The two halves of the concert were linked by Brouwer’s Homage to Takemitsu, El arpa y la sombra (The harp and the warrior). This major work, written in Brouwer’s idiomatic, passionately emotional, and programmatic late style, was given an excellent San Francisco premiere by Fukuda, who is also the work’s dedicatee. I hope a San Francisco orchestra will soon program Brouwer’s related work, Concerto da Requiem, in Memoriam Toru Takemitsu, a work also dedicated to Shin-ichi Fukuda.

Fukuda met every demand of this difficult work with aplomb.

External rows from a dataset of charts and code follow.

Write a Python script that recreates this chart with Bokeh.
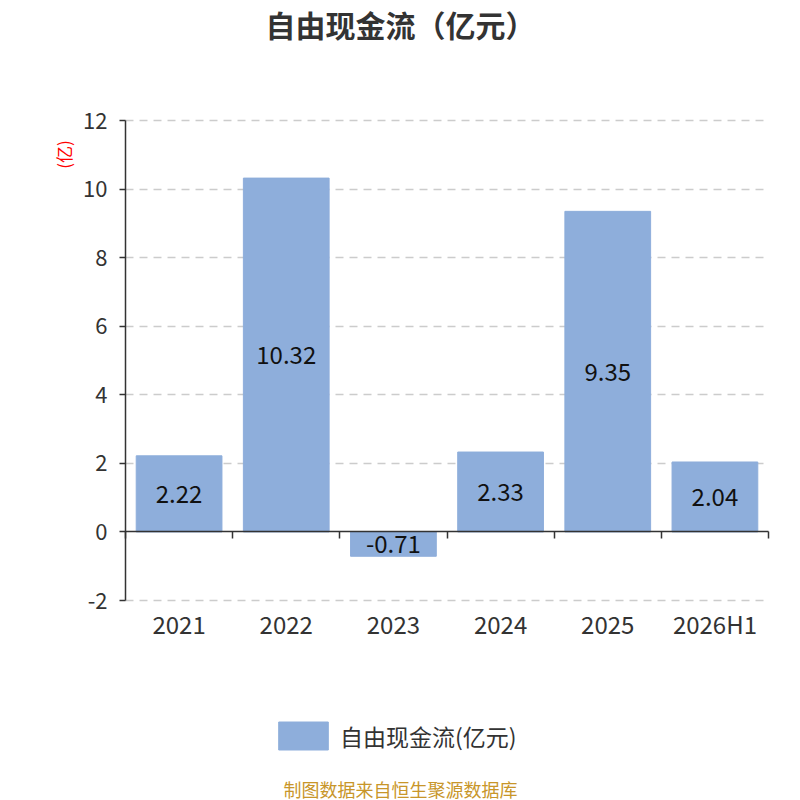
from bokeh.plotting import figure
from bokeh.models import (ColumnDataSource, Range1d, FixedTicker, LinearAxis, Label,
                          Legend, LegendItem, LabelSet)
from bokeh.core.properties import value
from bokeh.embed import file_html
from bokeh.resources import INLINE
from math import pi

categories = ["2021", "2022", "2023", "2024", "2025", "2026H1"]
values = [2.22, 10.32, -0.71, 2.33, 9.35, 2.04]
y_ticks = [-2, 0, 2, 4, 6, 8, 10, 12]

FONT = "Noto Sans CJK SC"
BAR = "#8eaedb"
W, H = 784, 800
# plot area in canvas pixels
L, R, T, B = 125, 768, 120, 600
n = len(categories)
ymin, ymax = y_ticks[0], y_ticks[-1]
ux = n / (R - L)
uy = (ymax - ymin) / (B - T)

xs = [i + 0.5 for i in range(n)]
src = ColumnDataSource(dict(x=xs, top=values, mid=[v / 2 for v in values],
                            lab=[f"{v:.2f}" for v in values]))

p = figure(width=W, height=H, output_backend="svg", toolbar_location=None,
           x_range=Range1d(-L * ux, n + (W - R) * ux),
           y_range=Range1d(ymin - (H - B) * uy, ymax + T * uy),
           min_border=0, x_axis_location=None, y_axis_location=None)
p.outline_line_color = None
p.background_fill_color = "white"
p.border_fill_color = "white"
p.title.visible = False

# y axis
yax = LinearAxis(ticker=FixedTicker(ticks=y_ticks), fixed_location=0, bounds=(ymin, ymax),
                 major_label_overrides={t: str(t) for t in y_ticks})
yax.axis_line_color = "#333333"
yax.axis_line_width = 1.5
yax.major_tick_line_color = "#333333"
yax.major_tick_line_width = 1.5
yax.major_tick_out = 6
yax.major_tick_in = 0
yax.minor_tick_line_color = None
yax.major_label_text_font = FONT
yax.major_label_text_font_size = "22px"
yax.major_label_text_color = "#333333"
yax.major_label_standoff = 12
p.add_layout(yax, "left")

# x axis labels (under the plot area)
xax = LinearAxis(ticker=FixedTicker(ticks=xs), fixed_location=ymin, bounds=(0, n),
                 major_label_overrides={x: c for x, c in zip(xs, categories)})
xax.axis_line_color = None
xax.major_tick_line_color = None
xax.major_tick_out = 0
xax.minor_tick_line_color = None
xax.major_label_text_font = FONT
xax.major_label_text_font_size = "24px"
xax.major_label_text_color = "#333333"
xax.major_label_standoff = 5
p.add_layout(xax, "below")

# zero axis line with category boundary ticks
zax = LinearAxis(ticker=FixedTicker(ticks=[], minor_ticks=list(range(n + 1))),
                 fixed_location=0, bounds=(0, n))
zax.axis_line_color = "#333333"
zax.axis_line_width = 1.5
zax.major_tick_line_color = None
zax.minor_tick_line_color = "#333333"
zax.minor_tick_line_width = 1.5
zax.minor_tick_out = 7
zax.minor_tick_in = 0
p.add_layout(zax, "below")

p.xgrid.visible = False
grid_ticks = [t for t in y_ticks if t != 0]
if "cross_bounds" in p.ygrid.properties():
    p.ygrid.ticker = FixedTicker(ticks=grid_ticks)
    p.ygrid.cross_bounds = (0, n)
    p.ygrid.grid_line_color = "#cccccc"
    p.ygrid.grid_line_dash = "8 6"
    p.ygrid.grid_line_width = 1.5
else:
    p.ygrid.visible = False
    p.segment(x0=[0] * len(grid_ticks), x1=[n] * len(grid_ticks), y0=grid_ticks,
              y1=grid_ticks, line_color="#cccccc", line_dash="8 6", line_width=1.5,
              level="underlay")

r = p.vbar(x="x", top="top", bottom=0, width=0.8, source=src,
           fill_color=BAR, line_color=BAR)

p.add_layout(LabelSet(x="x", y="mid", text="lab", source=src, text_align="center",
                      text_baseline="middle", text_font=value(FONT), text_font_size="24px",
                      text_color="#111111"))

# title
p.add_layout(Label(x=400, y=H - 23, x_units="screen", y_units="screen",
                   text="自由现金流（亿元）", text_font=FONT, text_font_size="30px",
                   text_font_style="bold", text_color="#333333",
                   text_align="center", text_baseline="middle"))
# y unit label
p.add_layout(Label(x=63, y=H - 154, x_units="screen", y_units="screen",
                   text="(亿)", text_font=FONT, text_font_size="17px",
                   text_color="red", angle=pi / 2,
                   text_align="center", text_baseline="middle"))
# footer
p.add_layout(Label(x=400, y=H - 788, x_units="screen", y_units="screen",
                   text="制图数据来自恒生聚源数据库", text_font=FONT, text_font_size="18px",
                   text_color="#c8962a", text_align="center", text_baseline="middle"))

legend = Legend(items=[LegendItem(label="自由现金流(亿元)", renderers=[r])],
                location=(272, H - 753), orientation="horizontal")
legend.glyph_width = 62
legend.glyph_height = 35
legend.label_standoff = 6
legend.padding = 0
legend.margin = 0
legend.border_line_color = None
legend.background_fill_alpha = 0
legend.label_text_font = FONT
legend.label_text_font_size = "23px"
legend.label_text_color = "#333333"
p.add_layout(legend, "center")

open("out.html", "w").write(file_html(p, INLINE))
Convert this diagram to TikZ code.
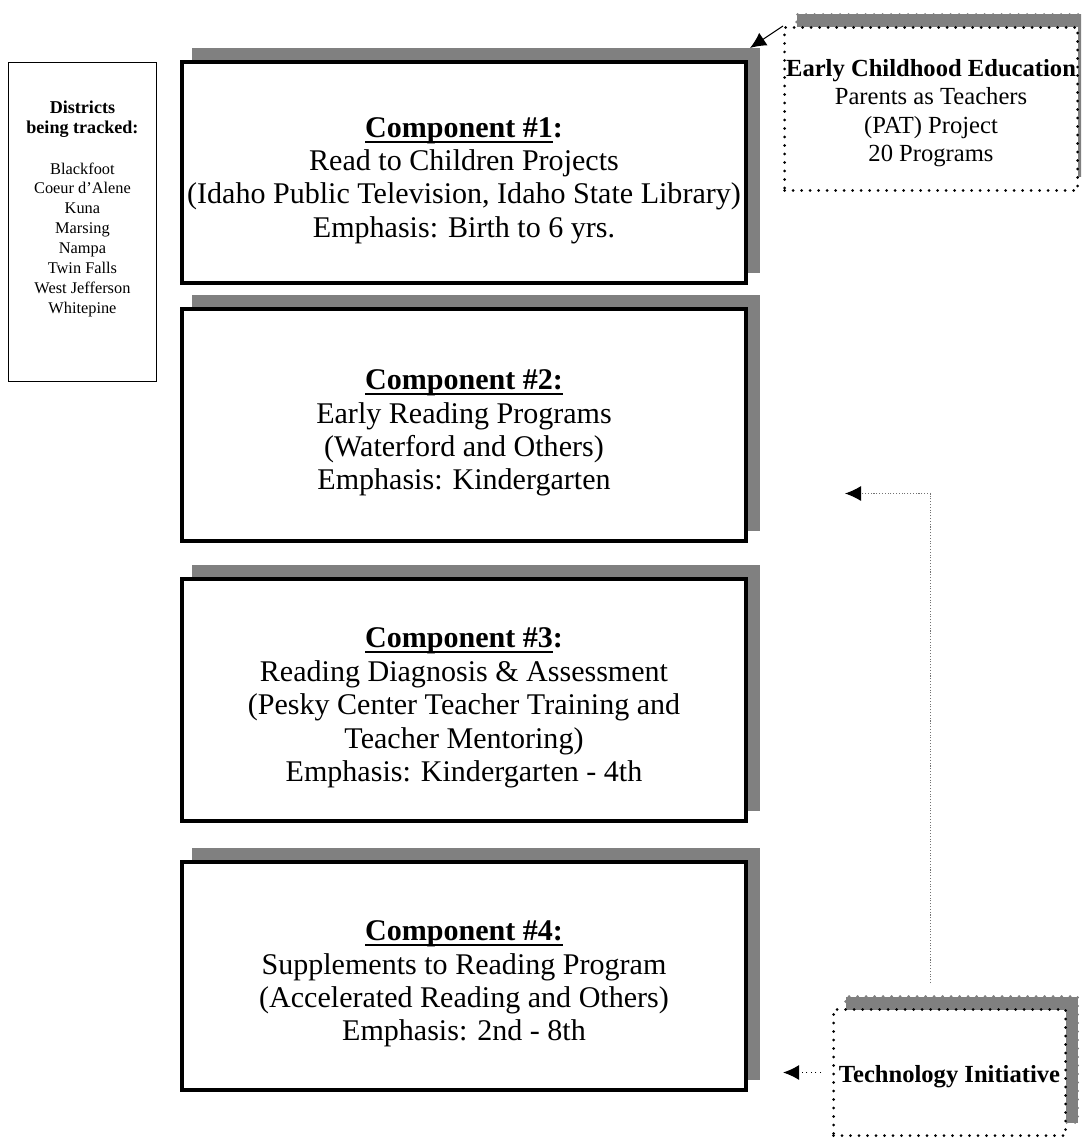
\documentclass[tikz,border=0pt]{standalone}
\usepackage{fontspec}
\setmainfont{Liberation Serif}
\usetikzlibrary{arrows.meta, positioning, calc, shadows}
\newcommand{\ulbox}[1]{\setbox0\hbox{#1}\rlap{\rule[-0.11cm]{\wd0}{0.04cm}}\box0}

\begin{document}
\begin{tikzpicture}[
        compbox/.style={draw, rectangle, line width=0.08cm, minimum width=11.28cm, inner xsep=2pt, align=center, fill=white, drop shadow={shadow xshift=0.24cm, shadow yshift=0.24cm, opacity=1, fill=black!50, draw=black!50}, font=\fontsize{17.1}{19}\selectfont},
        dotbox/.style={draw, rectangle, line width=0.06cm, dash pattern=on 0pt off 0.17cm, line cap=round, inner sep=0.5pt, align=center, fill=white, drop shadow={shadow xshift=0.24cm, shadow yshift=0.26cm, opacity=1, fill=black!50, draw=black!50}, font=\fontsize{14}{16.2}\selectfont},
        distbox/.style={draw, rectangle, line width=0.5pt, minimum width=2.96cm, minimum height=6.38cm, inner xsep=1pt, align=center, font=\fontsize{9.3}{11.3}\selectfont},
        arrow/.style={line width=0.6pt, -{Latex[length=0.32cm, width=0.3cm, color=black]}},
        dotarrow/.style={arrow, dotted, line width=0.8pt},
        linkarrow/.style={arrow, densely dotted, draw=black!55}
    ]
        \useasboundingbox (0,0) rectangle (21.62,-22.78);
        \clip (0,0) rectangle (21.62,-22.78);

        % Components
        \node[compbox, minimum height=4.42cm] (comp1) at (9.28,-3.45) {\textbf{\ulbox{Component \#1}:}\rule{0pt}{0.72cm}\\Read to Children Projects\\(Idaho Public Television, Idaho State Library)\\Emphasis: Birth to 6 yrs.};
        \node[compbox, minimum height=4.64cm, below=0.44cm of comp1] (comp2) {\textbf{\ulbox{Component \#2:}}\rule{0pt}{0.72cm}\\Early Reading Programs\\(Waterford and Others)\\Emphasis: Kindergarten};
        \node[compbox, minimum height=4.84cm, below=0.68cm of comp2] (comp3) {\textbf{\ulbox{Component \#3}:}\rule{0pt}{0.72cm}\\Reading Diagnosis \& Assessment\\(Pesky Center Teacher Training and\\Teacher Mentoring)\\Emphasis: Kindergarten - 4th};
        \node[compbox, minimum height=4.56cm, below=0.74cm of comp3] (comp4) {\textbf{\ulbox{Component \#4:}}\rule{0pt}{0.72cm}\\Supplements to Reading Program\\(Accelerated Reading and Others)\\Emphasis: 2nd - 8th};

        % Side boxes
        \node[distbox, anchor=north west, text depth=0.6cm] (districts) at (0.16,-1.24) {{\fontsize{10.3}{12}\selectfont\bfseries Districts}\\{\fontsize{10.3}{12}\selectfont\bfseries being tracked:}\\[0.42cm]Blackfoot\\Coeur d'Alene\\Kuna\\Marsing\\Nampa\\Twin Falls\\West Jefferson\\Whitepine};
        \node[dotbox, minimum width=5.86cm, minimum height=3.26cm] (ece) at (18.62,-2.18) {\textbf{Early Childhood Education}\rule{0pt}{0.5cm}\\Parents as Teachers\\(PAT) Project\\20 Programs};
        \node[dotbox, minimum width=4.64cm, minimum height=2.52cm] (tech) at (18.99,-21.45) {\textbf{Technology Initiative}\rule{0pt}{0.5cm}};

        % Arrows
        \draw[arrow] (ece.north west) -- ($(comp1.north east)+(0.04,0.24)$);
        \draw[dotarrow, shorten <=0.22cm] (tech.west) -- ($(comp4.east |- tech.west)+(0.7,0)$);
        \draw[linkarrow] ($(tech.north)+(-0.38,0.5)$) |- ($(comp2.east)+(1.94,-1.37)$);
    \end{tikzpicture}
\end{document}
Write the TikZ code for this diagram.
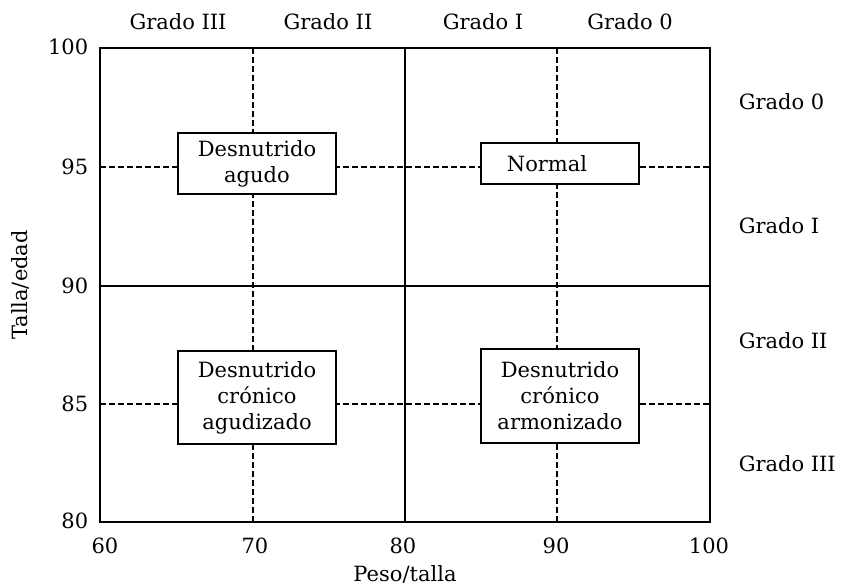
\documentclass[tikz,border=0pt]{standalone}
\usepackage{fontspec}
\setmainfont{DejaVu Serif}
\begin{document}
\begin{tikzpicture}[x=1pt,y=-1pt,
  font=\fontsize{21}{26}\selectfont,
  line width=1.6pt,
  gridline/.style={dash pattern=on 6pt off 3pt, line width=1.4pt},
  box/.style={draw, fill=white, align=center, inner sep=0pt, line width=1.6pt, minimum width=158pt},
  lbl/.style={inner sep=0pt}]
\useasboundingbox (0,0) rectangle (841,586);
% frame and solid dividers
\coordinate (tl) at (100,48);
\coordinate (br) at (710,522);
\draw (tl) rectangle (br);
\coordinate (m80t) at (405,48);
\coordinate (m80b) at (405,522);
\coordinate (m90l) at (100,286);
\coordinate (m90r) at (710,286);
\draw (m80t) -- (m80b);
\draw (m90l) -- (m90r);
% dashed grid
\coordinate (d70t) at (253,48);
\coordinate (d70b) at (253,522);
\coordinate (d90t) at (557,48);
\coordinate (d90b) at (557,522);
\coordinate (d95l) at (100,167);
\coordinate (d95r) at (710,167);
\coordinate (d85l) at (100,404);
\coordinate (d85r) at (710,404);
\draw[gridline] (d70t) -- (d70b);
\draw[gridline] (d90t) -- (d90b);
\draw[gridline] (d95l) -- (d95r);
\draw[gridline] (d85l) -- (d85r);
% boxes
\node[box, minimum height=61pt] (agudo) at (257,163.5) {Desnutrido\\agudo};
\node[box, minimum height=41pt] (normal) at (560,163.5) {\hspace*{-26pt}Normal};
\node[box, minimum height=93pt] (agudizado) at (257,397.5) {Desnutrido\\crónico\\agudizado};
\node[box, minimum height=94pt] (armonizado) at (560,396) {Desnutrido\\crónico\\armonizado};
% top labels
\node[lbl] (t3) at (178,22) {Grado III};
\node[lbl] (t2) at (328,22) {Grado II};
\node[lbl] (t1) at (483,22) {Grado I};
\node[lbl] (t0) at (630,22) {Grado 0};
% right labels
\node[lbl, anchor=west] (r0) at (738,102) {Grado 0};
\node[lbl, anchor=west] (r1) at (738,226) {Grado I};
\node[lbl, anchor=west] (r2) at (738,341) {Grado II};
\node[lbl, anchor=west] (r3) at (738,464) {Grado III};
% y tick labels
\node[lbl, anchor=east] (y100) at (89,47) {100};
\node[lbl, anchor=east] (y95) at (89,167) {95};
\node[lbl, anchor=east] (y90) at (89,286) {90};
\node[lbl, anchor=east] (y85) at (89,404) {85};
\node[lbl, anchor=east] (y80) at (89,521) {80};
% x tick labels
\node[lbl] (x60) at (105,546) {60};
\node[lbl] (x70) at (255,546) {70};
\node[lbl] (x80) at (403,546) {80};
\node[lbl] (x90) at (556,546) {90};
\node[lbl] (x100) at (709,546) {100};
% axis titles
\node[lbl] (xt) at (405,574) {Peso/talla};
\node[lbl, rotate=90] (yt) at (20,285) {Talla/edad};
\end{tikzpicture}
\end{document}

The remainder of the evening was dedicated to more-familiar repertoire. Granados’ lyrical and romantic Valses poeticos was an excellent choice to follow Brouwer’s intense modernism, and Fukuda perfectly captured its veiled references to Scarlatti Sonatas, Strauss’ Der Rosenkavalier, and Ravel’s Valses nobles et sentimentales. Fukuda began Rodrigo’s magnificent homage to Manuel de Falla, Invocation y danza, with great subtlety and proceeded to weave an impassioned, intricate pattern of melody and broken chords that he finally released in a fiery Spanish dance. Fukuda met every demand of this difficult work with aplomb, from the demanding tremolo and brilliant runs to the conclusion’s sparse harmonics and final murmuring arpeggio. The last work on the program was Piazzolla’s El muerte del angel. Fukuda infused the mysterious tango, about a purifying angel defeated in a fight with a local villain, with streetwise energy.

The enthusiastic audience was rewarded with encores of the Prelude #1 and Choros #1 by Heitor Villa-Lobos and Estrellita by Manuel Ponce.